Yehuda Zev, Mainframe Development Manager at the Ministry, said: “We needed to make it possible to connect the municipalities to the mainframe system, through the Internet.”
He said the Ministry chose EntireX to successfully turn the older program into a web service.
By exposing the mainframe system to the web, the Ministry’s welfare process execution time has dropped from months to hours. There has been a 570% increase in one year in the number of assignments approved.
During the modernization project, the application was changed, to support new functions and regulations. It was done, as usual, using the Natural Construct processing capability. Therefore all new parameters were added as “optional” in order to reduce unnecessary interference.
The Ministry’s goal was to build an efficient and simple infrastructure for today’s web service, and also for any future web services it might require.

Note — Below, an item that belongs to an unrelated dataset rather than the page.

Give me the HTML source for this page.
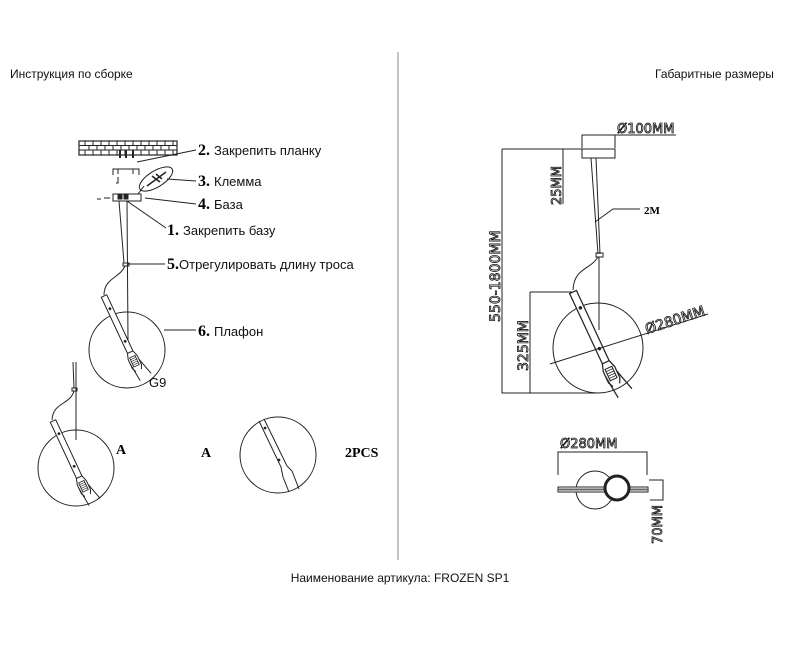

Yehuda Zev said that it was a very big challenge updating the system, and was not an easy task. But now: “It is very stable, it works and it lets us do exactly what we want.”
The new functionality made it possible to not only perform the existing roles of the application, but also to apply new features. One of these features is handling the forms processing. Historically, if a form had an error in it, it would be sent back to the user as soon as the error had been detected—ignoring the remainder of the form. As a result users had to re-send the form many times. Now, the entire form is checked before returning to the user and allows the user to re-send the corrected form only once.
The Ministries current goal is to develop new web services using EntireX, including:
Today Israel’s Ministry of Labor, Social Affairs and Social Services can now help vulnerable citizens when they need it the most. “The feedback has been unbelievable. Everyone is very happy with the result,” said Yehuda Zev.